- Records supplied -
__________

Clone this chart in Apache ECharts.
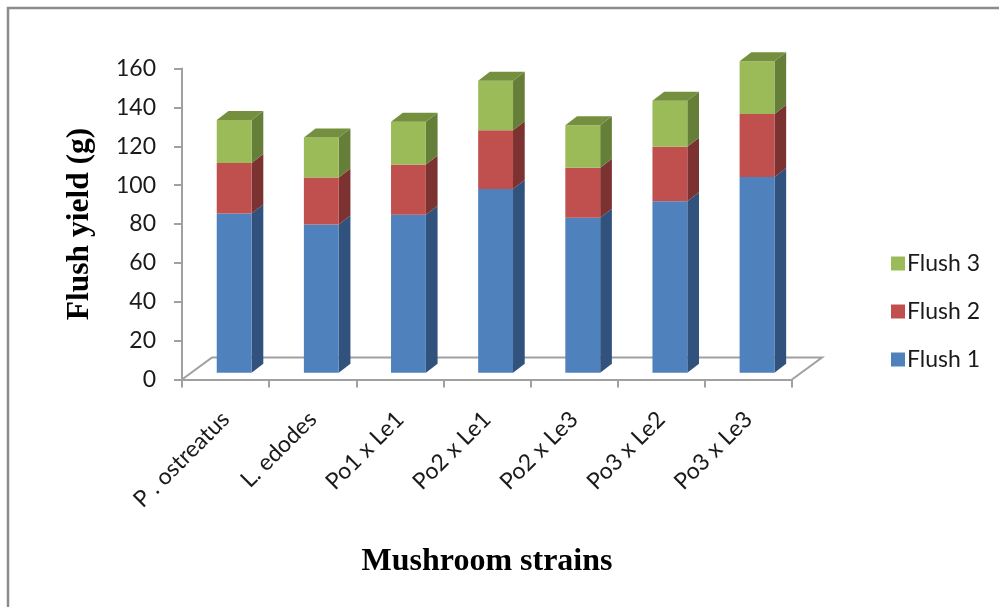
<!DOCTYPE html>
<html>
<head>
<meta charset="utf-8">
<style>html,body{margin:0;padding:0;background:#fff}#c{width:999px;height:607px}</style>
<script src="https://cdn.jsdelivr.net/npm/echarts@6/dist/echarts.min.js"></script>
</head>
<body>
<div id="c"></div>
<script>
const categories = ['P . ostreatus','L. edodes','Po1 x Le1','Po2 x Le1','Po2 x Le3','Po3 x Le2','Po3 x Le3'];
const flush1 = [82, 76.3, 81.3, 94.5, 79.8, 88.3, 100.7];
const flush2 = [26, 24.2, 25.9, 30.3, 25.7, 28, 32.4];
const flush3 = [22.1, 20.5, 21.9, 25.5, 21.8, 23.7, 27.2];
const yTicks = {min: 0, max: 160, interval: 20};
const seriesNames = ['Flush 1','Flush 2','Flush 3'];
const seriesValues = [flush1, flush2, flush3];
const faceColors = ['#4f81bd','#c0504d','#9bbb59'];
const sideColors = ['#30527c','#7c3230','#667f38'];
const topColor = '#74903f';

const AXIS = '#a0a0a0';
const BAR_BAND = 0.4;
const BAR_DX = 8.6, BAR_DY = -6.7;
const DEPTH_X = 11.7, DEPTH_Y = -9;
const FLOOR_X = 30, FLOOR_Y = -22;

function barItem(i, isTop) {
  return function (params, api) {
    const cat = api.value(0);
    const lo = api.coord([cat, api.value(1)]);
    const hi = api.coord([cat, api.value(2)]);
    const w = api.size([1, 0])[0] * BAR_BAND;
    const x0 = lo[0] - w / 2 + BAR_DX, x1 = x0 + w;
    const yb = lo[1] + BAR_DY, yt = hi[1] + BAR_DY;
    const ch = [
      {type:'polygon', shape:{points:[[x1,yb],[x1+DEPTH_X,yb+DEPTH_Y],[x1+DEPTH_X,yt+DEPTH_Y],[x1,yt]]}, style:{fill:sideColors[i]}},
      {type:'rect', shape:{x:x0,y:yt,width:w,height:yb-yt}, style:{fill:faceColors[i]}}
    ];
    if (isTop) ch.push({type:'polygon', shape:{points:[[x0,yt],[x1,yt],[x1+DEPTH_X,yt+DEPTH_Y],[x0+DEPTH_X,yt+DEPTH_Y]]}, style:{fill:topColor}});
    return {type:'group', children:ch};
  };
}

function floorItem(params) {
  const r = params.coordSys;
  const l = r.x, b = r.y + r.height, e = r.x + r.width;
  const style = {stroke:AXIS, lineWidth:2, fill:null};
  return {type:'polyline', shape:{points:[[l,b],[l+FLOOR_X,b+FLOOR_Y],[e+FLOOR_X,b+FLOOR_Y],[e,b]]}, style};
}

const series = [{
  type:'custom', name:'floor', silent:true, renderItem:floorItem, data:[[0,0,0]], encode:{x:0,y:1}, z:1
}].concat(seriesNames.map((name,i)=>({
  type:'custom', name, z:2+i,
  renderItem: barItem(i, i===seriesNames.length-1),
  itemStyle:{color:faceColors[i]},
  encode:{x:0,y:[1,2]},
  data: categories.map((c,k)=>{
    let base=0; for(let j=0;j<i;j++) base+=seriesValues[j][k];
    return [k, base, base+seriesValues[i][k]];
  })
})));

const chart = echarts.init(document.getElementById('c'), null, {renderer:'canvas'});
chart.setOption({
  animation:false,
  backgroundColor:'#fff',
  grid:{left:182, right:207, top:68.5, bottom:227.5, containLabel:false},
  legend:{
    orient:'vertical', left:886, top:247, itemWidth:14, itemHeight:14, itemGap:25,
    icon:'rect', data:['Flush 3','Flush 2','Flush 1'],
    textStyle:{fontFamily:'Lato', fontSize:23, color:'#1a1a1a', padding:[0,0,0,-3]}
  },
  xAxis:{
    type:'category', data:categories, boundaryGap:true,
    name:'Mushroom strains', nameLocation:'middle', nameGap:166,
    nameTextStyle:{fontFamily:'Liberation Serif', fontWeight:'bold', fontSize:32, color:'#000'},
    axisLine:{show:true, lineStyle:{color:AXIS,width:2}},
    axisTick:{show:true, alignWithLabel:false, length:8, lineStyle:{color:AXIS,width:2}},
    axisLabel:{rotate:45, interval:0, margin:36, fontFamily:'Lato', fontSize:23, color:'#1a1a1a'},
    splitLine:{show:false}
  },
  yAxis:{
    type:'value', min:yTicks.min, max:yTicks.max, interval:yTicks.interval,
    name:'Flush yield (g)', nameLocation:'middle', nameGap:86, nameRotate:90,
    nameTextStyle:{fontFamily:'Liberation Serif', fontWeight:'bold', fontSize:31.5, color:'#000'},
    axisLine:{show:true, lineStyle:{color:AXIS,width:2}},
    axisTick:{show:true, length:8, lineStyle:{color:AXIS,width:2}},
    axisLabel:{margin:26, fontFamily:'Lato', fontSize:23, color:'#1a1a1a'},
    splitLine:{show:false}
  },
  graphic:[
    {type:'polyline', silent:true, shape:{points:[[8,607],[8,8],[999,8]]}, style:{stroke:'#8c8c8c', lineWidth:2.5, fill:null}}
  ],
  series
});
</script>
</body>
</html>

__________

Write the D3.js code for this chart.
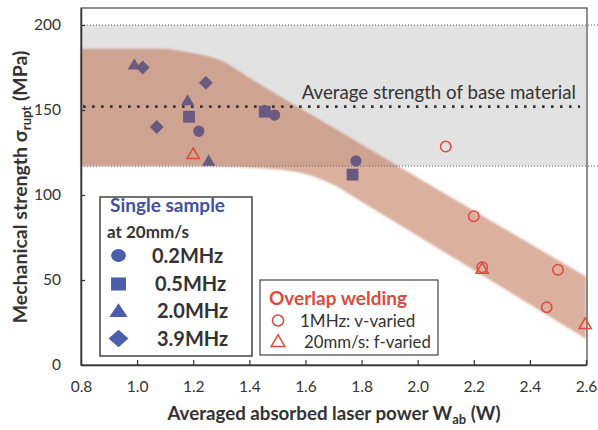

__________

- What is asked -
Leave out the pictures and quote exactly the lines from the one where "Clone this chart in Apache ECharts." appears to the one where "const FLOOR_X = 30, FLOOR_Y = -22;" appears, both ends counted.

- Answer to the problem -
Clone this chart in Apache ECharts.
<!DOCTYPE html>
<html>
<head>
<meta charset="utf-8">
<style>html,body{margin:0;padding:0;background:#fff}#c{width:999px;height:607px}</style>
<script src="https://cdn.jsdelivr.net/npm/echarts@6/dist/echarts.min.js"></script>
</head>
<body>
<div id="c"></div>
<script>
const categories = ['P . ostreatus','L. edodes','Po1 x Le1','Po2 x Le1','Po2 x Le3','Po3 x Le2','Po3 x Le3'];
const flush1 = [82, 76.3, 81.3, 94.5, 79.8, 88.3, 100.7];
const flush2 = [26, 24.2, 25.9, 30.3, 25.7, 28, 32.4];
const flush3 = [22.1, 20.5, 21.9, 25.5, 21.8, 23.7, 27.2];
const yTicks = {min: 0, max: 160, interval: 20};
const seriesNames = ['Flush 1','Flush 2','Flush 3'];
const seriesValues = [flush1, flush2, flush3];
const faceColors = ['#4f81bd','#c0504d','#9bbb59'];
const sideColors = ['#30527c','#7c3230','#667f38'];
const topColor = '#74903f';

const AXIS = '#a0a0a0';
const BAR_BAND = 0.4;
const BAR_DX = 8.6, BAR_DY = -6.7;
const DEPTH_X = 11.7, DEPTH_Y = -9;
const FLOOR_X = 30, FLOOR_Y = -22;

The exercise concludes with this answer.